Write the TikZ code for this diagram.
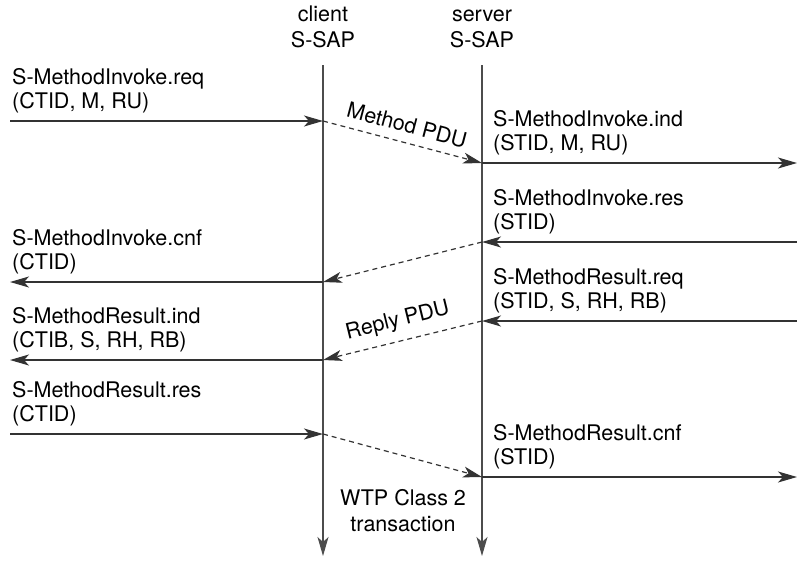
\documentclass[tikz,border=0pt]{standalone}
\usepackage{fontspec}
\setmainfont{TeX Gyre Heros}
\usetikzlibrary{arrows.meta}

\begin{document}
\begin{tikzpicture}[
    x=1pt, y=-1pt,
    life/.style={draw=black!70, line width=1.3pt, -{Stealth[length=19pt, width=11pt, inset=5pt]}},
    msg/.style={draw=black!80, line width=1.2pt, -{Stealth[length=19pt, width=11pt, inset=5pt]}},
    pdu/.style={msg, dashed, dash pattern=on 5pt off 4pt},
    lbl/.style={anchor=south west, inner sep=0pt, align=left,
                font=\fontsize{21.5}{24}\selectfont},
    hdr/.style={anchor=south, inner sep=0pt, align=center,
                font=\fontsize{21.5}{26}\selectfont},
    pdulbl/.style={sloped, above=9pt, inner sep=0pt,
                font=\fontsize{21.5}{24}\selectfont}
  ]
    \useasboundingbox (0,0) rectangle (797,560);

    \coordinate (cTop) at (323,65);
    \coordinate (cBot) at (323,556);
    \coordinate (sTop) at (482,65);
    \coordinate (sBot) at (482,556);

    \coordinate (c1) at (323,121);
    \coordinate (s1) at (482,163);
    \coordinate (s2) at (482,242);
    \coordinate (c2) at (323,282);
    \coordinate (s3) at (482,321);
    \coordinate (c3) at (323,360);
    \coordinate (c4) at (323,434);
    \coordinate (s4) at (482,477);

    \coordinate (l1) at (10,121);
    \coordinate (l2) at (10,282);
    \coordinate (l3) at (10,360);
    \coordinate (l4) at (10,434);
    \coordinate (r1) at (797,163);
    \coordinate (r2) at (797,242);
    \coordinate (r3) at (797,321);
    \coordinate (r4) at (797,477);

    \node[hdr] (hdrClient) at (323,48) {client\\S-SAP};
    \node[hdr] (hdrServer) at (482,48) {server\\S-SAP};

    \draw[life] (cTop) -- (cBot);
    \draw[life] (sTop) -- (sBot);

    \node[lbl] (reqInv) at (12,113.5) {S-MethodInvoke.req\\(CTID, M, RU)};
    \node[lbl] (indInv) at (493,155.5) {S-MethodInvoke.ind\\(STID, M, RU)};
    \node[lbl] (resInv) at (493,234.5) {S-MethodInvoke.res\\(STID)};
    \node[lbl] (cnfInv) at (12,274.5) {S-MethodInvoke.cnf\\(CTID)};
    \node[lbl] (reqRes) at (493,313.5) {S-MethodResult.req\\(STID, S, RH, RB)};
    \node[lbl] (indRes) at (12,352.5) {S-MethodResult.ind\\(CTIB, S, RH, RB)};
    \node[lbl] (resRes) at (12,426.5) {S-MethodResult.res\\(CTID)};
    \node[lbl] (cnfRes) at (493,469.5) {S-MethodResult.cnf\\(STID)};

    \draw[msg] (l1) -- (c1);
    \draw[pdu] (c1) -- node[pdulbl] (methodPdu) {Method PDU} (s1);
    \draw[msg] (s1) -- (r1);
    \draw[msg] (r2) -- (s2);
    \draw[pdu] (s2) -- (c2);
    \draw[msg] (c2) -- (l2);
    \draw[msg] (r3) -- (s3);
    \draw[pdu] (s3) -- node[pdulbl] (replyPdu) {Reply PDU} (c3);
    \draw[msg] (c3) -- (l3);
    \draw[msg] (l4) -- (c4);
    \draw[pdu] (c4) -- (s4);
    \draw[msg] (s4) -- (r4);

    \node[hdr] (wtpTxt) at (403,532) {WTP Class 2\\transaction};
  \end{tikzpicture}
\end{document}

- **Problem**: Pictures excluded, quote all the data above exactly.

- **Complete output**:
Write the TikZ code for this diagram.
\documentclass[tikz,border=0pt]{standalone}
\usepackage{fontspec}
\setmainfont{TeX Gyre Heros}
\usetikzlibrary{arrows.meta}

\begin{document}
\begin{tikzpicture}[
    x=1pt, y=-1pt,
    life/.style={draw=black!70, line width=1.3pt, -{Stealth[length=19pt, width=11pt, inset=5pt]}},
    msg/.style={draw=black!80, line width=1.2pt, -{Stealth[length=19pt, width=11pt, inset=5pt]}},
    pdu/.style={msg, dashed, dash pattern=on 5pt off 4pt},
    lbl/.style={anchor=south west, inner sep=0pt, align=left,
                font=\fontsize{21.5}{24}\selectfont},
    hdr/.style={anchor=south, inner sep=0pt, align=center,
                font=\fontsize{21.5}{26}\selectfont},
    pdulbl/.style={sloped, above=9pt, inner sep=0pt,
                font=\fontsize{21.5}{24}\selectfont}
  ]
    \useasboundingbox (0,0) rectangle (797,560);

    \coordinate (cTop) at (323,65);
    \coordinate (cBot) at (323,556);
    \coordinate (sTop) at (482,65);
    \coordinate (sBot) at (482,556);

    \coordinate (c1) at (323,121);
    \coordinate (s1) at (482,163);
    \coordinate (s2) at (482,242);
    \coordinate (c2) at (323,282);
    \coordinate (s3) at (482,321);
    \coordinate (c3) at (323,360);
    \coordinate (c4) at (323,434);
    \coordinate (s4) at (482,477);

    \coordinate (l1) at (10,121);
    \coordinate (l2) at (10,282);
    \coordinate (l3) at (10,360);
    \coordinate (l4) at (10,434);
    \coordinate (r1) at (797,163);
    \coordinate (r2) at (797,242);
    \coordinate (r3) at (797,321);
    \coordinate (r4) at (797,477);

    \node[hdr] (hdrClient) at (323,48) {client\\S-SAP};
    \node[hdr] (hdrServer) at (482,48) {server\\S-SAP};

    \draw[life] (cTop) -- (cBot);
    \draw[life] (sTop) -- (sBot);

    \node[lbl] (reqInv) at (12,113.5) {S-MethodInvoke.req\\(CTID, M, RU)};
    \node[lbl] (indInv) at (493,155.5) {S-MethodInvoke.ind\\(STID, M, RU)};
    \node[lbl] (resInv) at (493,234.5) {S-MethodInvoke.res\\(STID)};
    \node[lbl] (cnfInv) at (12,274.5) {S-MethodInvoke.cnf\\(CTID)};
    \node[lbl] (reqRes) at (493,313.5) {S-MethodResult.req\\(STID, S, RH, RB)};
    \node[lbl] (indRes) at (12,352.5) {S-MethodResult.ind\\(CTIB, S, RH, RB)};
    \node[lbl] (resRes) at (12,426.5) {S-MethodResult.res\\(CTID)};
    \node[lbl] (cnfRes) at (493,469.5) {S-MethodResult.cnf\\(STID)};

    \draw[msg] (l1) -- (c1);
    \draw[pdu] (c1) -- node[pdulbl] (methodPdu) {Method PDU} (s1);
    \draw[msg] (s1) -- (r1);
    \draw[msg] (r2) -- (s2);
    \draw[pdu] (s2) -- (c2);
    \draw[msg] (c2) -- (l2);
    \draw[msg] (r3) -- (s3);
    \draw[pdu] (s3) -- node[pdulbl] (replyPdu) {Reply PDU} (c3);
    \draw[msg] (c3) -- (l3);
    \draw[msg] (l4) -- (c4);
    \draw[pdu] (c4) -- (s4);
    \draw[msg] (s4) -- (r4);

    \node[hdr] (wtpTxt) at (403,532) {WTP Class 2\\transaction};
  \end{tikzpicture}
\end{document}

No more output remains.